> Post-doctoral fellow Thea Ekins-Coward lost an arm and suffered other injuries in the explosion, which happened about 6 p.m. Wednesday in a basement lab at the Pacific Ocean Sciences and Technology Building.
Officials say the 29-year-old researcher seriously injured in an explosion at a University of Hawaii lab Wednesday was conducting a routine experiment and handling relatively stable compounds when something went very wrong.
"Something happened out of the ordinary and we don't know what that is yet," Brian Taylor, dean of UH-Manoa's School of Ocean and Earth Science and Technology, told reporters at a news conference Thursday.
Post-doctoral fellow Thea Ekins-Coward lost an arm and suffered other injuries in the explosion, which happened about 6 p.m. Wednesday in a basement lab at the Pacific Ocean Sciences and Technology Building.
On Thursday, engineers determined the building where the explosion occurred remains structurally sound, and employees and students will be allowed to return Friday.
The university is reviewing its protocols and safety procedures in the wake of the explosion, and reaching out to experts nationally for assistance on the investigation.
Ekins-Coward was conducting a routine experiment -- something that had been done every day since 2008 -- when the explosion happened in the Hawaii Natural Energy Institute lab, UH officials said.
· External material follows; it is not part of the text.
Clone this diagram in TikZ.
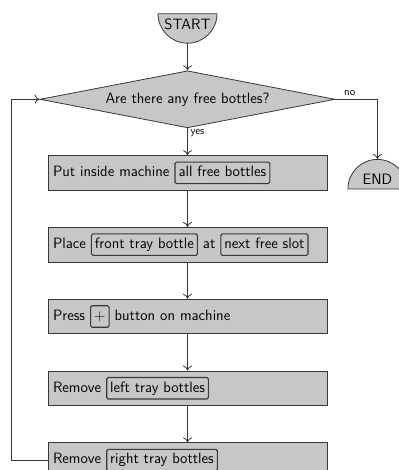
\documentclass[tikz,border=0pt]{standalone}
\usetikzlibrary{chains, calc, positioning, shapes.geometric, arrows.meta}
\colorlet{boxgray}{black!22}
\colorlet{linegray}{black!78}
\tikzset{slot/.style={rectangle,draw=linegray,fill=boxgray,line width=1.1pt,
    rounded corners=1.5pt,text width={},minimum height=0pt,minimum width=0pt,
    inner sep=3.5pt,text height=11pt,text depth=3.5pt}}
\newcommand\slot[1]{\tikz[baseline=(s.base)]\node(s)[slot]{#1};}

\begin{document}
\begin{tikzpicture}[x=1pt,y=1pt,font=\fontsize{15}{18}\sffamily,
  box/.style={draw=linegray,fill=boxgray,thick,text width=269pt,inner xsep=5pt,
    minimum height=34.5pt,align=left},
  term/.style={draw=linegray,fill=boxgray,thick,semicircle,minimum width=59pt,
    inner sep=1pt},
  starter/.style={rectangle,minimum width=60pt,minimum height=30pt,inner sep=0pt,
    text height=10.4pt,text depth=8pt,
    path picture={\draw[draw=linegray,fill=boxgray,thick]
      ($(path picture bounding box.north west)+(0.5,-0.5)$)
      arc[start angle=180,end angle=360,radius=29.5pt] -- cycle;}},
  ask/.style={draw=linegray,fill=boxgray,thick,diamond,aspect=5.2,
    minimum width=295pt,minimum height=57pt,inner sep=1pt},
  arj/.style={thick,draw=linegray,-{To[length=5pt,width=9pt]}},
  lbl/.style={font=\fontsize{11}{13}\sffamily}]
  \useasboundingbox (0,0) rectangle (398,-470);
  \begin{scope}[start chain=A going below,oc/.style={join=by arj,on chain},
    node distance=36.5pt]
   \node(start)[starter,anchor=north,on chain] at (187.5,-13){START};
   \node(q)[ask,node distance=27pt,oc]{Are there any free bottles?};
   \node(put)[box,node distance=27pt,oc]{Put inside machine \slot{all free bottles}};
   \node(place)[box,oc]{Place \slot{front tray bottle} at \slot{next free slot}};
   \node(press)[box,oc]{Press \slot{+} button on machine};
   \node(rm1)[box,oc]{Remove \slot{left tray bottles}};
   \node(rm2)[box,oc]{Remove \slot{right tray bottles}};
  \end{scope}
  \node(end)[term,anchor=chord center] at ($(q.east)+(42,-90)$){END};
  \node(yes)[lbl,anchor=north west,inner sep=1pt] at ([xshift=2pt]q.south){yes};
  \draw[arj] (q.east) -| node[lbl,pos=0.17,above]{no} (end.apex);
  \draw[arj] (rm2.west) -- ++(-36,0) |- (q.west);
\end{tikzpicture}
\end{document}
They said she was working with hydrogen, oxygen and carbon dioxide.
People nearby who heard the explosion weren't sure what it was.
"It felt like something huge that was dropped on the floor. It was unusually loud," said teaching assistant Stacy Takeshita.
Gerald Lau, who was in his third floor office in the Pacific Ocean and Science Building, said it "sounded like a big thud."
Lau said employees and students started to check the building to make sure everyone was OK. "That's when one of our students came up from the bottom from the ground floor and said someone was hurt and there was an explosion in the basement," he said.
Two Department of Public Safety officers and a graduate student rushed to get the young woman out of the lab. "We're extremely grateful to those first three responders who acted so quickly," Taylor said.
The university's chancellor said the labs are inspected annually, and that the lab in question passed an evaluation in January.
Meanwhile, Ekins-Coward had been through both general and specific safety training, officials said.
The postdoctoral fellow at the Hawaii Natural Energy Institute studies biodiesel and energy uses for microalgae, her Google Scholar biography says.
Ekins-Coward joined UH in October 2015. She got her doctoral degree from Newcastle University in the United Kingdom, and has also studied at Swansea University.
On Thursday, the Honolulu Fire Department issued a preliminary damage estimate of $1 million, but officials said the amount could change based on the university's assessment of damaged equipment.
"The walls are broken, the ceiling tiles are dismantled, and tables are broken," said Honolulu Fire Department Battalion Chief Geoffrey Chang, who called the explosion "pretty big."